The project will conduct further development of spatial computing interfaces, enabling astronauts to control lunar robots efficiently and effectively from a lunar surface habitat or vehicle. Raytracer will collaborate with their project partner the Queensland University of Technology to determine the feasibility of developing of the CARBON human to machine interface system. The feasibility study will identify and address gaps in the system and assess security, technology, project and mission risks. The project outcomes will help to predict and plan the next ground and launch phases of the mission to ultimately prepare the system for space activities aboard Artemis 4 missions and beyond.

The project will develop launch-ready software, including recommended machine vision sensors for plant monitoring, using laboratory experiments for plant stress and established with collaborators from NASA. Resulting sensor signals will be used to develop monitoring algorithms to complement current sensing approaches used by NASA for advancing the development of sustainable plant-based food production in space. A graphical user interface will be developed to provide a user-friendly dashboard for plant stress monitoring with minimal to no crew interaction. The launch-ready software will be developed with the intention of being deployed in prototype plant habitat payloads on space flights during the mission phase.

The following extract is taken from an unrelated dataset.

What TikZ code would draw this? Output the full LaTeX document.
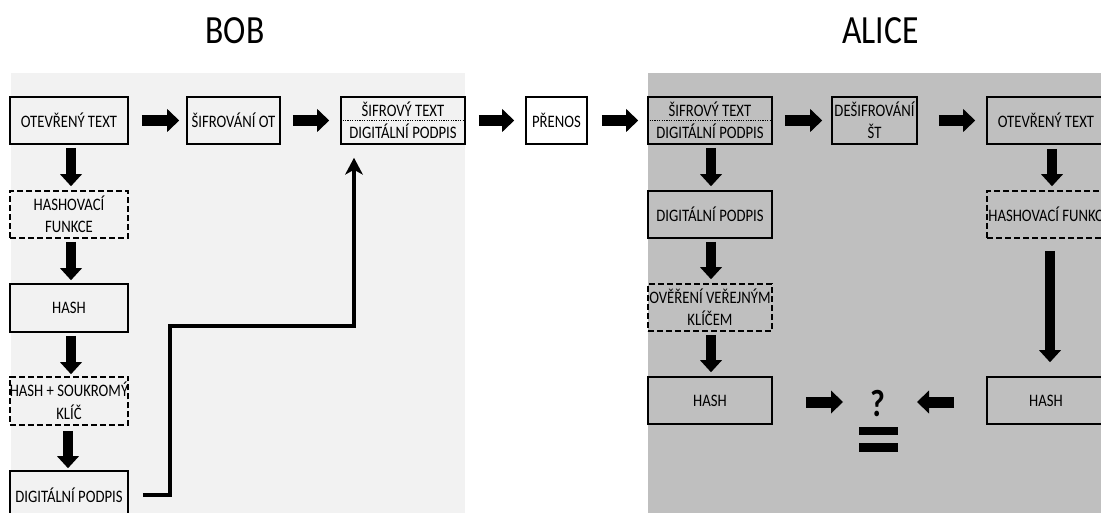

The project will conduct a Pre-Phase A study to develop phased array antennas to replace the 70-m parabolic dish within the Deep Space Network (DSN) with a focus on concept studies, trade space exploration, system design, and integration technology implications leading to the development of a concept of operations (CONOPS) for the DSN. The University of Adelaide will collaborate with EM Solutions (Aust), the CSIRO and Altum RF International on the development of a project management plan and consideration of engineering management and risk management. The study will review the technical and commercial aspects to develop a phased array antenna prototype.